When I saw the editorial cartoon in your Jan. 5 issue, I felt nauseous. My gut says this is a wake-up call.
This cartoon adjoins the “View from Away” criticizing social media that “just go right to the ad hominem attacks and the dehumanizing.” The editorial suggest Americans should “take an honest look at the quality of the national discourse” and warns your readers “that we should not continue down this path.” I agree; as a nation we are already perilously close to the abyss at its end.
Here’s my question: is this newspaper part of the problem or part of the solution? Are you competing with the social media that “brings out the worst in us” or aspiring to “go higher”? Is the ironic juxtaposition of the cartoon and your essay intentional? I hope so.

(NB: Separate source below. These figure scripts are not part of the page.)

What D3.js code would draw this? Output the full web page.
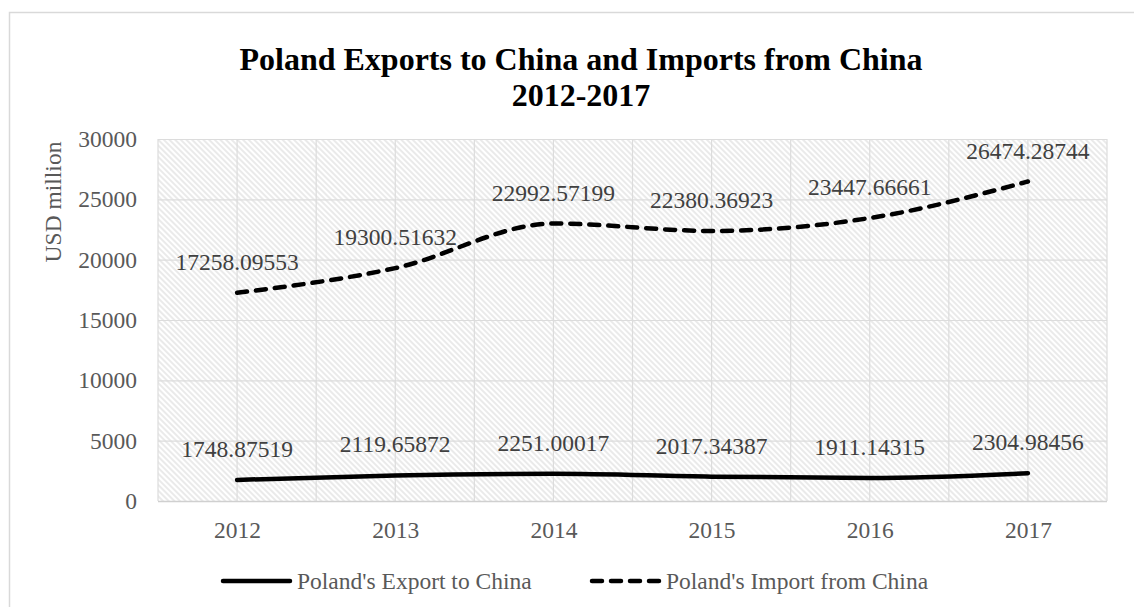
<!DOCTYPE html>
<html>
<head>
<meta charset="utf-8">
<script src="https://cdn.jsdelivr.net/npm/d3@7"></script>
<style>
  html, body { margin: 0; padding: 0; background: #fff; }
  svg { display: block; }
  text { font-family: "Liberation Serif", "Times New Roman", serif; }
</style>
</head>
<body>
<svg id="chart" width="1134" height="607"></svg>
<script>
// Years on the category axis
const years = ["2012", "2013", "2014", "2015", "2016", "2017"];
// Poland's exports to China, USD million
const exportValues = [1748.87519, 2119.65872, 2251.00017, 2017.34387, 1911.14315, 2304.98456];
// Poland's imports from China, USD million
const importValues = [17258.09553, 19300.51632, 22992.57199, 22380.36923, 23447.66661, 26474.28744];
// Value axis ticks
const yTicks = [0, 5000, 10000, 15000, 20000, 25000, 30000];
const titleLines = ["Poland Exports to China and Imports from China", "2012-2017"];
const seriesNames = ["Poland's Export to China", "Poland's Import from China"];

const svg = d3.select("#chart");
const plot = { left: 158, right: 1107, top: 139, bottom: 501 };

// Outer chart frame
svg.append("rect")
  .attr("x", 9.5).attr("y", 12.5)
  .attr("width", 1200).attr("height", 700)
  .attr("fill", "#fff").attr("stroke", "#d9d9d9").attr("stroke-width", 1.5);

// Diagonal hatch fill for the plot area
const defs = svg.append("defs");
const pat = defs.append("pattern")
  .attr("id", "hatch").attr("patternUnits", "userSpaceOnUse")
  .attr("width", 4).attr("height", 4)
  .attr("patternTransform", "rotate(-45)");
pat.append("line")
  .attr("x1", 1).attr("y1", 0).attr("x2", 1).attr("y2", 4)
  .attr("stroke", "#d9d9d9").attr("stroke-width", 1.1);

const x = d3.scalePoint().domain(years).range([plot.left, plot.right]).padding(0.5);
const y = d3.scaleLinear().domain([0, 30000]).range([plot.bottom, plot.top]);
const step = x.step();

svg.append("rect")
  .attr("x", plot.left).attr("y", plot.top)
  .attr("width", plot.right - plot.left).attr("height", plot.bottom - plot.top)
  .attr("fill", "url(#hatch)");

// Horizontal gridlines
svg.append("g").selectAll("line").data(yTicks).join("line")
  .attr("x1", plot.left).attr("x2", plot.right)
  .attr("y1", d => y(d) + 0.5).attr("y2", d => y(d) + 0.5)
  .attr("stroke", "#dcdcdc").attr("stroke-width", 1.2);

// Vertical gridlines at category centres and boundaries
const vLines = [];
years.forEach(yr => { vLines.push(x(yr) - step / 2); vLines.push(x(yr)); });
vLines.push(plot.right);
svg.append("g").selectAll("line").data(vLines).join("line")
  .attr("x1", d => d).attr("x2", d => d)
  .attr("y1", plot.top).attr("y2", plot.bottom)
  .attr("stroke", "#dcdcdc").attr("stroke-width", 1.2);

// Category axis line
svg.append("line")
  .attr("x1", plot.left).attr("x2", plot.right)
  .attr("y1", plot.bottom + 0.5).attr("y2", plot.bottom + 0.5)
  .attr("stroke", "#d0d0d0").attr("stroke-width", 1.5);

// Y axis tick labels
const yAxis = d3.axisLeft(y).tickValues(yTicks).tickSize(0).tickPadding(0).tickFormat(d3.format("d"));
const gy = svg.append("g").attr("transform", `translate(137,0)`).call(yAxis);
gy.select(".domain").remove();
gy.selectAll("text")
  .attr("font-family", "Liberation Serif, serif")
  .attr("font-size", 23.5).attr("fill", "#595959").attr("dy", "0.32em");

// X axis tick labels
const xAxis = d3.axisBottom(x).tickSize(0).tickPadding(0);
const gx = svg.append("g").attr("transform", `translate(0,${plot.bottom})`).call(xAxis);
gx.select(".domain").remove();
gx.selectAll("text")
  .attr("font-family", "Liberation Serif, serif")
  .attr("font-size", 23.5).attr("fill", "#595959")
  .attr("dy", null).attr("y", 37);

// Y axis title
svg.append("text")
  .attr("transform", "translate(61,202) rotate(-90)")
  .attr("text-anchor", "middle")
  .attr("font-size", 23.5).attr("fill", "#595959")
  .text("USD million");

// Chart title
svg.append("g").selectAll("text").data(titleLines).join("text")
  .attr("x", 581).attr("y", (d, i) => 70 + i * 36)
  .attr("text-anchor", "middle")
  .attr("font-size", 32).attr("font-weight", "bold").attr("fill", "#000")
  .text(d => d);

// Series lines (smoothed)
const line = d3.line()
  .x((d, i) => x(years[i]))
  .y(d => y(d))
  .curve(d3.curveMonotoneX);

svg.append("path").datum(exportValues)
  .attr("d", line).attr("fill", "none")
  .attr("stroke", "#000").attr("stroke-width", 4.5).attr("stroke-linecap", "round");

svg.append("path").datum(importValues)
  .attr("d", line).attr("fill", "none")
  .attr("stroke", "#000").attr("stroke-width", 4.5)
  .attr("stroke-linecap", "round").attr("stroke-dasharray", "10,9");

// Data labels above each point
const labelFmt = v => v.toFixed(5);
[exportValues, importValues].forEach(vals => {
  svg.append("g").selectAll("text").data(vals).join("text")
    .attr("x", (d, i) => x(years[i]))
    .attr("y", d => y(d) - 23)
    .attr("text-anchor", "middle")
    .attr("font-size", 23.5).attr("fill", "#404040")
    .text(d => labelFmt(d));
});

// Legend
const legend = svg.append("g");
const legendItems = [
  { name: seriesNames[0], x0: 221, dash: null },
  { name: seriesNames[1], x0: 590, dash: "10,9" }
];
legendItems.forEach(it => {
  legend.append("line")
    .attr("x1", it.x0 + 2).attr("x2", it.x0 + 69)
    .attr("y1", 581).attr("y2", 581)
    .attr("stroke", "#000").attr("stroke-width", 4.5)
    .attr("stroke-linecap", "round")
    .attr("stroke-dasharray", it.dash);
  legend.append("text")
    .attr("x", it.x0 + 76).attr("y", 589)
    .attr("font-size", 23.5).attr("fill", "#595959")
    .text(it.name);
});
</script>
</body>
</html>
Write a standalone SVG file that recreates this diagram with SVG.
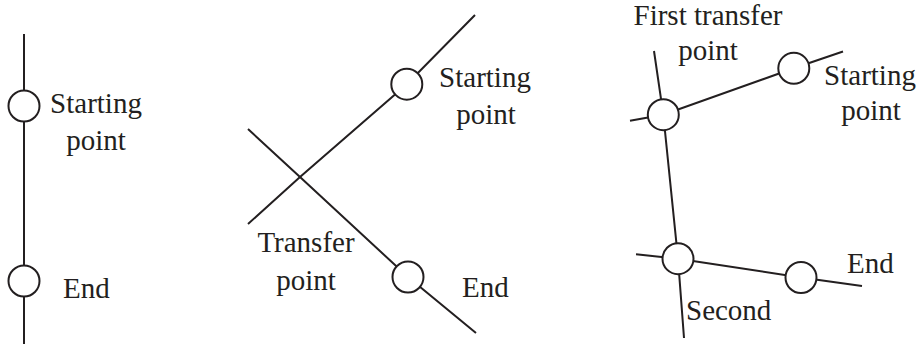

If translated into words, the cartoon devolves into a cruel. demeaning array of juvenile insults primarily aimed at Americans who persist in existing past an arbitrary expiration date. It ridicules Americans with physical limitations and Americans who suggest solutions that are working in happier, healthier countries than ours. It shames some for their dining choices. And it mocks an elder statesman for being audacious enough to be a powerful leader even though she is a woman. There is no “argument or reason” here, simply a nasty drawing by a schoolyard bully that would be right at home in the social media the adjacent editorial decries.
David Webbert’s essay cites Maine’s reputation as “a decent and enlightened place with “a deep appreciation for the benefits of diversity” (“Legislature should condemn LePage’s legacy of racist diatribes,” column, Jan. 4). Let’s hope this newpaper sets editorial standards that “go higher” than this cartoon’s lowest level of expression.